The Mayor loves the performing arts, but knows little and cares even less about the visual art needs of Charleston. Charleston has the smallest and worst visual art space of any town in the Carolinas. Here's some recent examples of how well the Mayor and the city deals with the visual arts in general. Due to a lack of interest and financial support the Camden Towers Cultural Center, supposedly the future home of the LOCUS Center for Contemporary Art is a year behind schedule. March 1, was planned to be the beginning of construction, but the Cultural Center doesn't even have a master lease from the city yet. The Mayor's new idea on providing needed cultural facilities is to require developers of city-owned property to build those facilities. Knowing that developers have to count every penny to make a profit, we can expect the least when it comes to those required facilities. First Night Charleston, an idea to give people a non-alcoholic way to celebrate the New Year, is just another way to highlight and fund the area's performing arts groups.
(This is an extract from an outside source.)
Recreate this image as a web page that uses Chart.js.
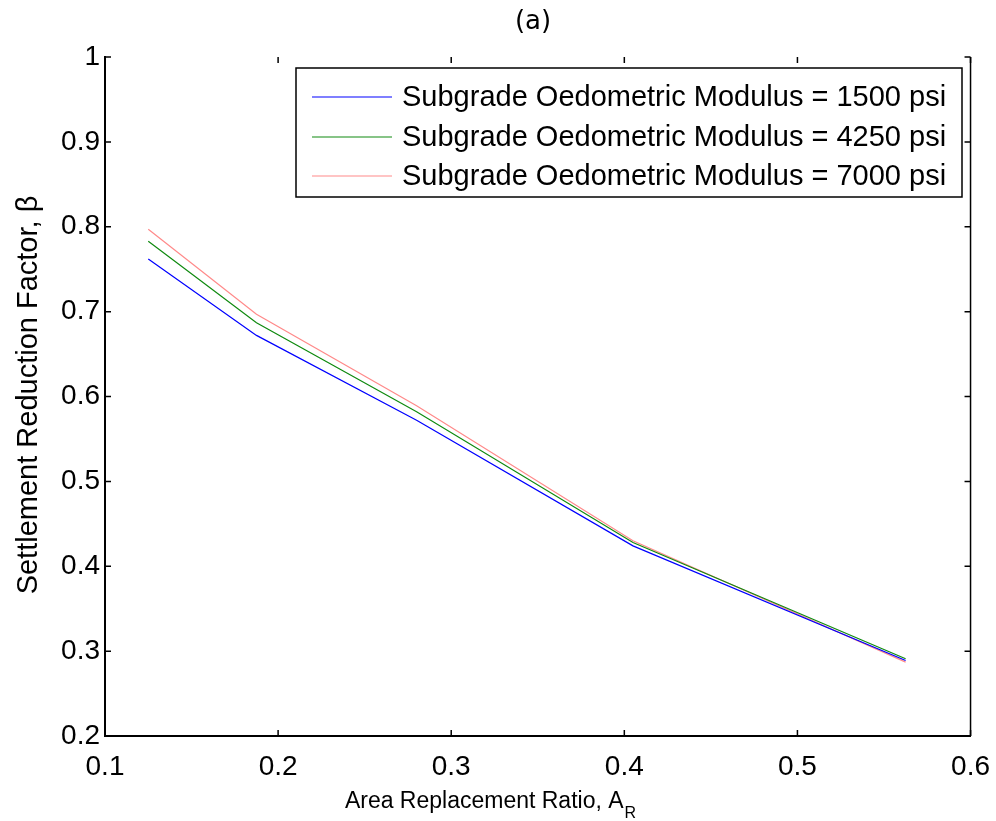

But, in its second year it already showed signs of importing most of the entertainment from outside the area and forget about any visual arts participation. After Charleston area taxpayers revolted about the county offering a local high school marching band $50,000 to go to the Orange Bowl Parade, the city of Charleston decided not to give the band the $10,000 it "loaned" the band, but instead will hire the band to perform in the City's Piccolo Spoleto Festival and MOJA Arts Festival at $2,500 a pop. That's another $10,000 that won't reach the real arts community, but will count big at the election booth since the high school is a minority school. Yes, the Mayor deserves the award from our cities mayors. He really knows how to use the arts to benefit his political future.